Pascal Rogard avait déjà affirmé être à l’origine du cœur répressif de la loi Hadopi, à savoir le mécanisme de riposte graduée assorti de la coupure de la connexion Internet des usagers. Alors que le futur projet de loi sur la création va vraisemblablement transférer cette compétence de la Hadopi au CSA, le directeur général de la SACD se vante à présent d’avoir pu lire ce texte, attestant par là que les lobbyistes des industries culturelles bénéficient d’un accès « à discrétion » aux textes de loi à venir.

Cette nouvelle illustration des relations incestueuses entre le gouvernement et certains milieux culturels intervient alors que s’est tenu, il y a deux semaines, le forum de Chaillot sur l’avenir de la Culture en Europe, organisé par le Ministère de la Culture. Ces deux journées ont constitué une tribune à sens unique ouverte aux titulaires de droits pour réclamer un durcissement drastique du droit d’auteur (un « copyright éternel » demandé par exemple par Jean-Michel Jarre, président de la CISAC) et la mise en place d’une « régulation d’Internet ». Or comme l’avait rélévé le Canard enchaîné dans son édition du 26 février 2014, ce forum a été financé en grande partie par les sociétés de gestion collective françaises : SACEM, SCAM et encore une fois la même SACD de Pascal Rogard, expliquant l’absence criante de débats contradictoires.

C’est dans ce climat que le CSA a fait connaître, par le biais de son rapport annuel, ses ambitions d’étendre ses pouvoirs au-delà de la télévision et de la radio à Internet, à travers la nouvelle catégorie très vague des « services audiovisuels numériques ». Une telle notion pourrait englober les plateformes de partage de vidéos comme YouTube ou Dailymotion, des services de streaming musical comme Deezer ou SoundCloud ou encore les magasins en ligne d’applications. Le CSA entend leur appliquer les pouvoirs de contrôle dont il dispose, au nom de la protection de l’enfance, de l’interdiction des atteintes à la dignité humaine ou des incitations à la haine et à la violence. Une telle extension des pouvoirs du CSA ouvrirait la porte à une censure administrative exercée sur les contenus en ligne, alors que des recours au juge sont déjà prévus par la loi en matière d’abus de la liberté d’expression. Malgré les dangers évidents d’une telle réforme, ces propositions ont immédiatement reçu le soutien de sociétés de gestion collective, comme la SCAM qui y voient le moyen de forcer les plateformes en ligne à participer au financement de la création et à déployer une police privée du droit d’auteur pour lutter contre le partage des œuvres.

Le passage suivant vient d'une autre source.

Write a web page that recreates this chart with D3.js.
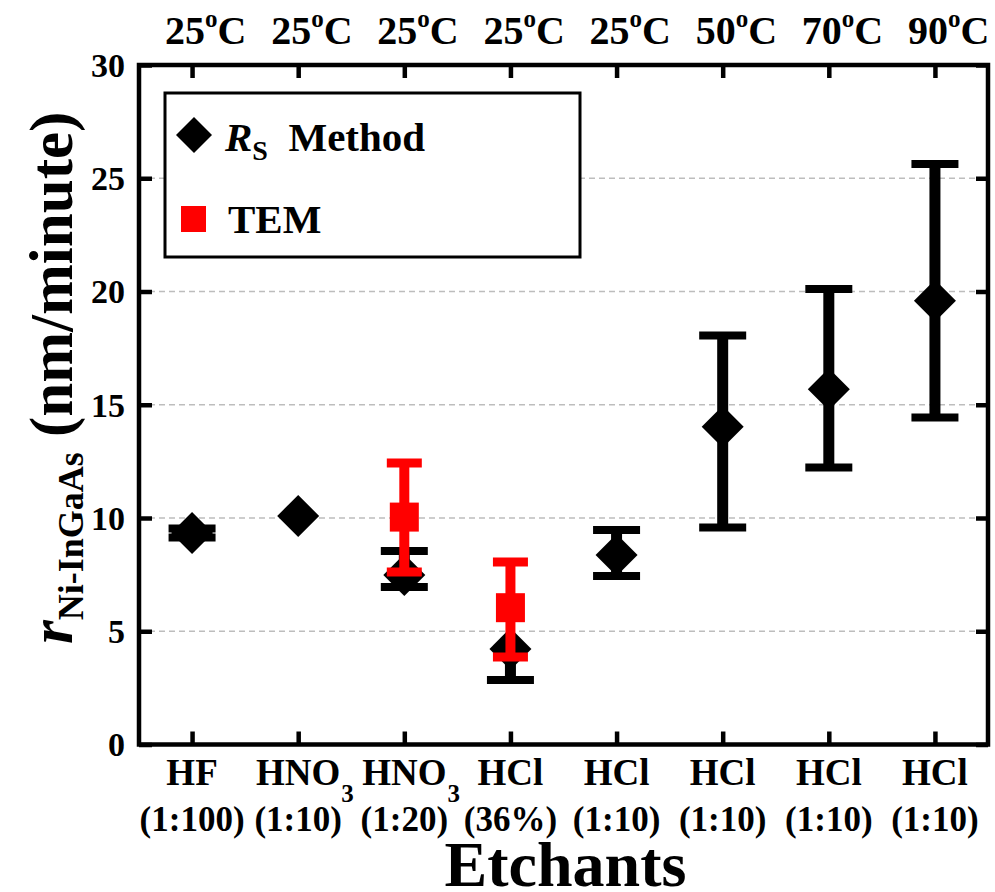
<!DOCTYPE html>
<html>
<head>
<meta charset="utf-8">
<script src="https://cdn.jsdelivr.net/npm/d3@7"></script>
<style>
  html, body { margin: 0; padding: 0; background: #fff; }
  svg { display: block; }
  text { font-family: "Liberation Serif", "Times New Roman", serif; font-weight: bold; fill: #000; }
</style>
</head>
<body>
<svg id="chart" width="995" height="892"></svg>
<script>
// Etchant categories along the x axis
const etchants = ["HF", "HNO3", "HNO3", "HCl", "HCl", "HCl", "HCl", "HCl"];
const concentrations = ["(1:100)", "(1:10)", "(1:20)", "(36%)", "(1:10)", "(1:10)", "(1:10)", "(1:10)"];
const temperatures = [25, 25, 25, 25, 25, 50, 70, 90];

// Etch rate from sheet-resistance (R_S) method, nm/minute
const rsValue = [9.34, 10.09, 7.48, 4.22, 8.37, 14.03, 15.68, 19.59];
const rsLow   = [9.14, 10.09, 6.95, 2.85, 7.44, 9.58, 12.23, 14.44];
const rsHigh  = [9.54, 10.09, 8.54, 4.22, 9.47, 18.06, 20.11, 25.63];

// Etch rate from TEM, nm/minute
const temIndex = [2, 3];
const temValue = [10.04, 6.04];
const temLow   = [7.62, 3.86];
const temHigh  = [12.43, 8.06];

const yTicks = [0, 5, 10, 15, 20, 25, 30];
const gridTicks = [5, 10, 15, 20, 25];

const svg = d3.select("#chart");
const plotL = 139, plotR = 988, plotT = 65, plotB = 744.5;

const x = d3.scaleLinear().domain([-0.5, etchants.length - 0.5]).range([plotL, plotR]);
const y = d3.scaleLinear().domain([0, 30]).range([plotB, plotT]);
const idx = d3.range(etchants.length);

// Dashed horizontal grid
svg.append("g").selectAll("line").data(gridTicks).join("line")
  .attr("x1", plotL).attr("x2", plotR)
  .attr("y1", d => y(d)).attr("y2", d => y(d))
  .attr("stroke", "#bdbdbd").attr("stroke-width", 1.5)
  .attr("stroke-dasharray", "6,4");

// Axes with inward ticks on all four sides
const axisStyle = g => {
  g.select(".domain").remove();
  g.selectAll(".tick line").attr("stroke", "#000").attr("stroke-width", 4.5);
};
svg.append("g").attr("transform", `translate(${plotL},0)`)
  .call(d3.axisRight(y).tickValues(yTicks).tickSize(13).tickFormat(""))
  .call(axisStyle);
svg.append("g").attr("transform", `translate(${plotR},0)`)
  .call(d3.axisLeft(y).tickValues(yTicks).tickSize(12).tickFormat(""))
  .call(axisStyle);
svg.append("g").attr("transform", `translate(0,${plotB})`)
  .call(d3.axisTop(x).tickValues(idx).tickSize(13).tickFormat(""))
  .call(axisStyle);
svg.append("g").attr("transform", `translate(0,${plotT})`)
  .call(d3.axisBottom(x).tickValues(idx).tickSize(13).tickFormat(""))
  .call(axisStyle);

// Y tick labels
svg.append("g").selectAll("text").data(yTicks).join("text")
  .attr("x", plotL - 14).attr("y", d => y(d)).attr("dy", "0.35em")
  .attr("text-anchor", "end").style("font-size", "34px")
  .text(d => d);

// Frame
svg.append("rect")
  .attr("x", plotL).attr("y", plotT)
  .attr("width", plotR - plotL).attr("height", plotB - plotT)
  .attr("fill", "none").attr("stroke", "#000").attr("stroke-width", 4.5);

// Error bar drawing helper
function errorBars(g, data, color, barW, capW, capT) {
  g.selectAll("line.bar").data(data).join("line").attr("class", "bar")
    .attr("x1", d => x(d.i)).attr("x2", d => x(d.i))
    .attr("y1", d => y(d.lo)).attr("y2", d => y(d.hi))
    .attr("stroke", color).attr("stroke-width", barW);
  g.selectAll("line.capHi").data(data.filter(d => d.hi > d.v)).join("line").attr("class", "capHi")
    .attr("x1", d => x(d.i) - capW / 2).attr("x2", d => x(d.i) + capW / 2)
    .attr("y1", d => y(d.hi)).attr("y2", d => y(d.hi))
    .attr("stroke", color).attr("stroke-width", capT);
  g.selectAll("line.capLo").data(data.filter(d => d.lo < d.v)).join("line").attr("class", "capLo")
    .attr("x1", d => x(d.i) - capW / 2).attr("x2", d => x(d.i) + capW / 2)
    .attr("y1", d => y(d.lo)).attr("y2", d => y(d.lo))
    .attr("stroke", color).attr("stroke-width", capT);
}

const rsData = idx.map(i => ({ i, v: rsValue[i], lo: rsLow[i], hi: rsHigh[i] }));
const temData = temIndex.map((i, k) => ({ i, v: temValue[k], lo: temLow[k], hi: temHigh[k] }));

// R_S method series: black diamonds
const rsG = svg.append("g");
errorBars(rsG, rsData, "#000", 11, 47, 8);
const diamond = r => `M0,${-r}L${r},0L0,${r}L${-r},0Z`;
rsG.selectAll("path").data(rsData).join("path")
  .attr("transform", d => `translate(${x(d.i)},${y(d.v)})`)
  .attr("d", diamond(21)).attr("fill", "#000");

// TEM series: red squares
const temG = svg.append("g");
errorBars(temG, temData, "#ff0000", 10, 35, 9);
temG.selectAll("rect").data(temData).join("rect")
  .attr("x", d => x(d.i) - 14.5).attr("y", d => y(d.v) - 14.5)
  .attr("width", 29).attr("height", 29).attr("fill", "#ff0000");

// Top temperature labels
const tempG = svg.append("g");
idx.forEach(i => {
  const t = tempG.append("text").attr("x", x(i) - 27).attr("y", 44).style("font-size", "40px");
  t.append("tspan").text(temperatures[i]);
  t.append("tspan").attr("dy", -17).style("font-size", "25px").text("o");
  t.append("tspan").attr("dy", 17).text("C");
});

// Bottom etchant labels, trailing digits drawn as subscripts
const xlabG = svg.append("g");
idx.forEach(i => {
  const m = etchants[i].match(/^(.*?)(\d*)$/);
  const base = xlabG.append("text").attr("x", x(i)).attr("y", 785)
    .attr("text-anchor", "middle").style("font-size", "37px").text(m[1]);
  if (m[2]) {
    const w = base.node().getComputedTextLength();
    xlabG.append("text").attr("x", x(i) + w / 2 + 1).attr("y", 802)
      .style("font-size", "25px").text(m[2]);
  }
  xlabG.append("text").attr("x", x(i)).attr("y", 831)
    .attr("text-anchor", "middle").style("font-size", "35px").text(concentrations[i]);
});

// X axis title
svg.append("text").attr("x", (plotL + plotR) / 2 + 2).attr("y", 886)
  .attr("text-anchor", "middle").style("font-size", "64px").text("Etchants");

// Y axis title
const yt = svg.append("text").attr("transform", "translate(72,644) rotate(-90)")
  .style("font-size", "61px");
yt.append("tspan").style("font-style", "italic").text("r");
yt.append("tspan").attr("dy", 11).style("font-size", "36px").text("Ni-InGaAs");
yt.append("tspan").attr("dy", -11).text(" (nm/minute)");

// Legend
const lg = svg.append("g");
lg.append("rect").attr("x", 165).attr("y", 93).attr("width", 415).attr("height", 164)
  .attr("fill", "#fff").attr("stroke", "#000").attr("stroke-width", 3);
lg.append("path").attr("transform", "translate(194,135)").attr("d", diamond(18)).attr("fill", "#000");
const l1 = lg.append("text").attr("x", 225).attr("y", 151).style("font-size", "41px");
l1.append("tspan").style("font-style", "italic").text("R");
l1.append("tspan").attr("dy", 9).style("font-size", "28px").text("S");
l1.append("tspan").attr("dy", -9).text("\u00a0 Method");
lg.append("rect").attr("x", 181).attr("y", 206).attr("width", 25).attr("height", 26).attr("fill", "#ff0000");
lg.append("text").attr("x", 228).attr("y", 233).style("font-size", "41px").text("TEM");
</script>
</body>
</html>
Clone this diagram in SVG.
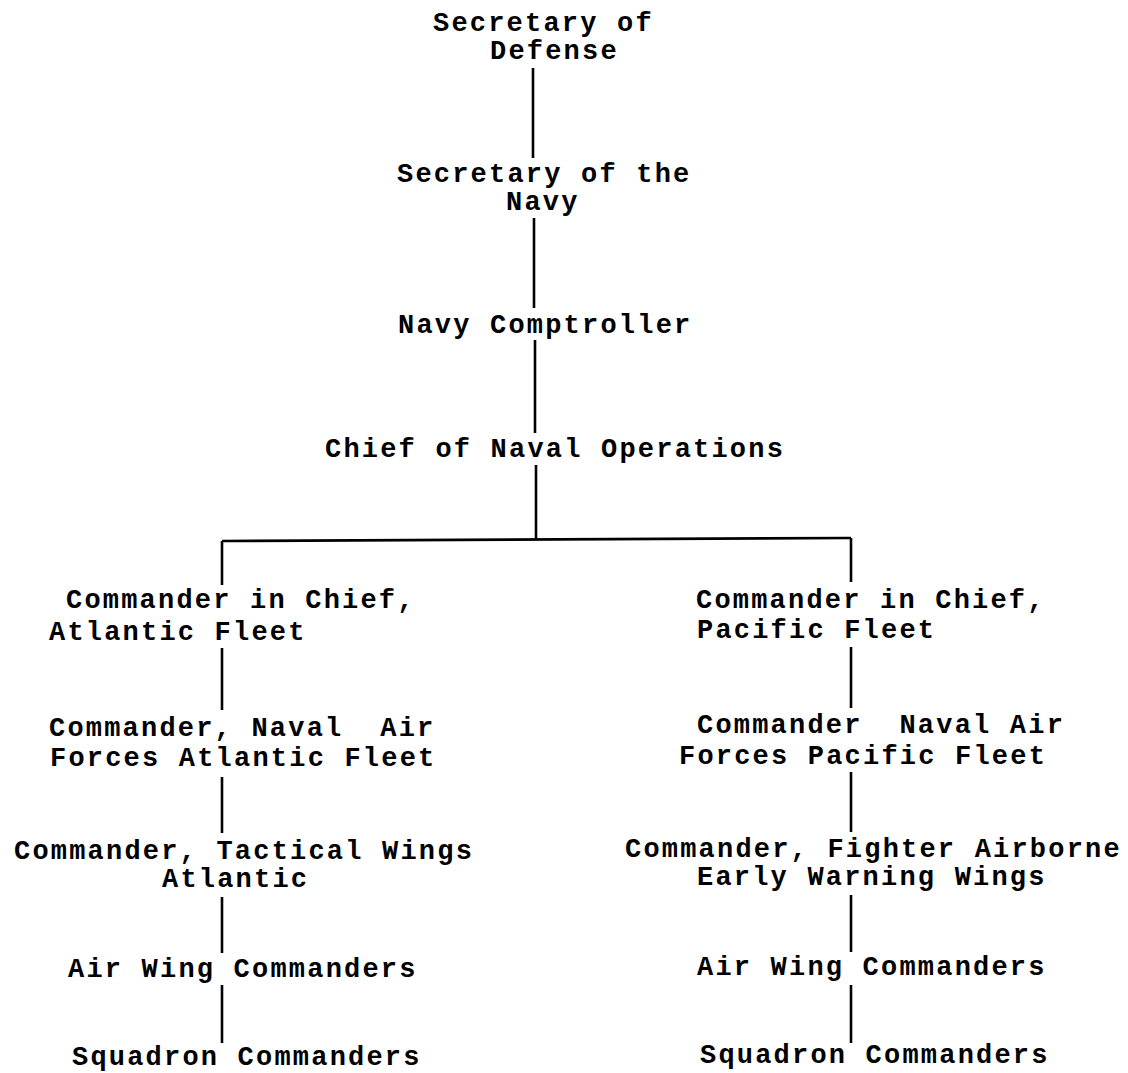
<svg xmlns="http://www.w3.org/2000/svg" width="1128" height="1073" viewBox="0 0 1128 1073">
<style>
text{font-family:"Liberation Mono","DejaVu Sans Mono",monospace;font-weight:bold;font-size:27px;letter-spacing:2.2px;fill:#000;white-space:pre}
.c line{stroke:#000;stroke-width:2.6;stroke-linecap:butt}
</style>
<rect width="1128" height="1073" fill="#fff"/>
<g id="connectors" class="c">
<line x1="533" y1="68" x2="533" y2="158"/>
<line x1="534" y1="218" x2="534" y2="308"/>
<line x1="535" y1="340" x2="535" y2="433"/>
<line x1="536" y1="465" x2="536" y2="540"/>
<line x1="222" y1="541" x2="851" y2="538"/>
<line x1="222" y1="541" x2="222" y2="585"/>
<line x1="851" y1="538" x2="851" y2="582"/>
<line x1="222" y1="648" x2="222" y2="710"/>
<line x1="222" y1="777" x2="222" y2="833"/>
<line x1="222" y1="897" x2="222" y2="953"/>
<line x1="222" y1="985" x2="222" y2="1043"/>
<line x1="851" y1="647" x2="851" y2="708"/>
<line x1="851" y1="772" x2="851" y2="832"/>
<line x1="851" y1="895" x2="851" y2="952"/>
<line x1="851" y1="985" x2="851" y2="1043"/>
</g>
<g id="secdef"><text x="433" y="31">Secretary of</text><text x="490" y="59">Defense</text></g>
<g id="secnav"><text x="397" y="182">Secretary of the</text><text x="506" y="210">Navy</text></g>
<g id="comptroller"><text x="398" y="333">Navy Comptroller</text></g>
<g id="cno"><text x="325" y="457">Chief of Naval Operations</text></g>
<g id="cinclant"><text x="66" y="608">Commander in Chief,</text><text x="49" y="640">Atlantic Fleet</text></g>
<g id="cincpac"><text x="696" y="608">Commander in Chief,</text><text x="697" y="638">Pacific Fleet</text></g>
<g id="navairlant"><text x="49" y="736">Commander, Naval  Air</text><text x="50" y="766">Forces Atlantic Fleet</text></g>
<g id="navairpac"><text x="697" y="733">Commander  Naval Air</text><text x="679" y="764">Forces Pacific Fleet</text></g>
<g id="tacwings"><text x="14" y="859">Commander, Tactical Wings</text><text x="162" y="887">Atlantic</text></g>
<g id="aewwings"><text x="625" y="857">Commander, Fighter Airborne</text><text x="697" y="885">Early Warning Wings</text></g>
<g id="airwing-lant"><text x="68" y="977">Air Wing Commanders</text></g>
<g id="airwing-pac"><text x="697" y="975">Air Wing Commanders</text></g>
<g id="sqn-lant"><text x="72" y="1065">Squadron Commanders</text></g>
<g id="sqn-pac"><text x="700" y="1063">Squadron Commanders</text></g>
</svg>
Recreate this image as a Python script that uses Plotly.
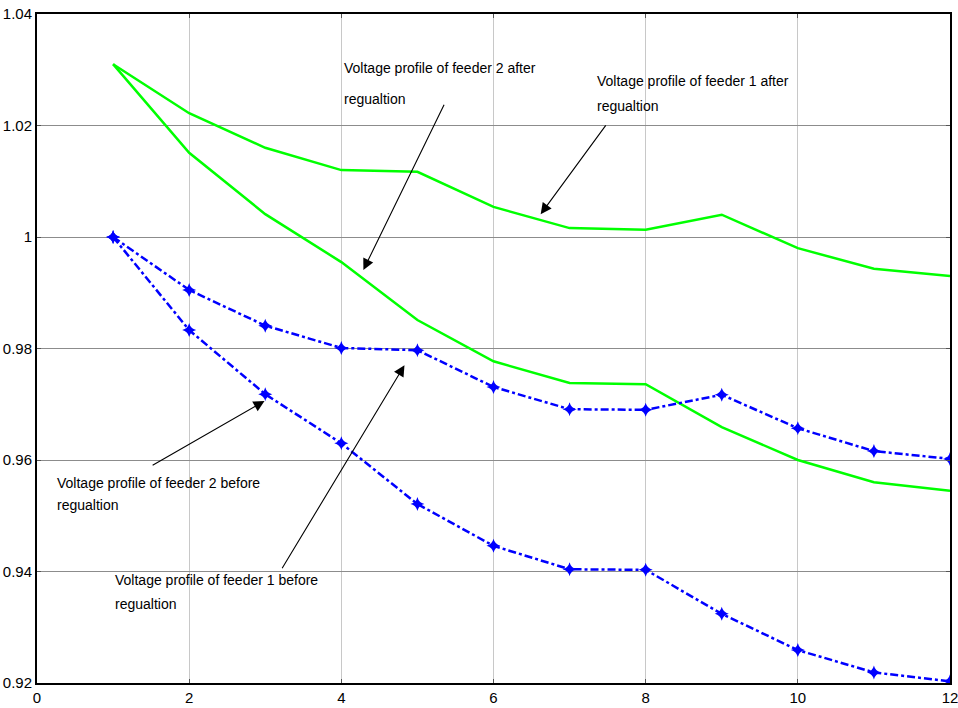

Le projet de loi sur la création pourrait être présenté en Conseil des ministres au mois de juin, et les citoyens devront faire preuve de la plus grande vigilance quant à son contenu. À nouveau, La Quadrature du Net appelle le gouvernement de Manuel Valls à saisir l’opportunité du récent remaniement pour orienter sa politique en direction de la protection des droits et libertés des citoyens, notamment dans le domaine culturel.

« Le pouvoir politique et les représentants des industries culturelles ne prennent même plus la précaution de préserver au moins les apparences de la démocratie. Depuis la remise du rapport Lescure, la préparation de la loi sur l’acte II de l’exception culturelle s’est effectuée dans l’opacité et sous le contrôle des lobbies, sans prendre en compte les aspirations des citoyens à la préservation des libertés et à l’évolution du droit d’auteur. Ces procédés discréditent la démarche du gouvernement et ne pourront qu’être sanctionnés par les citoyens », conclut Lionel Maurel, co-fondateur de l’association La Quadrature du Net.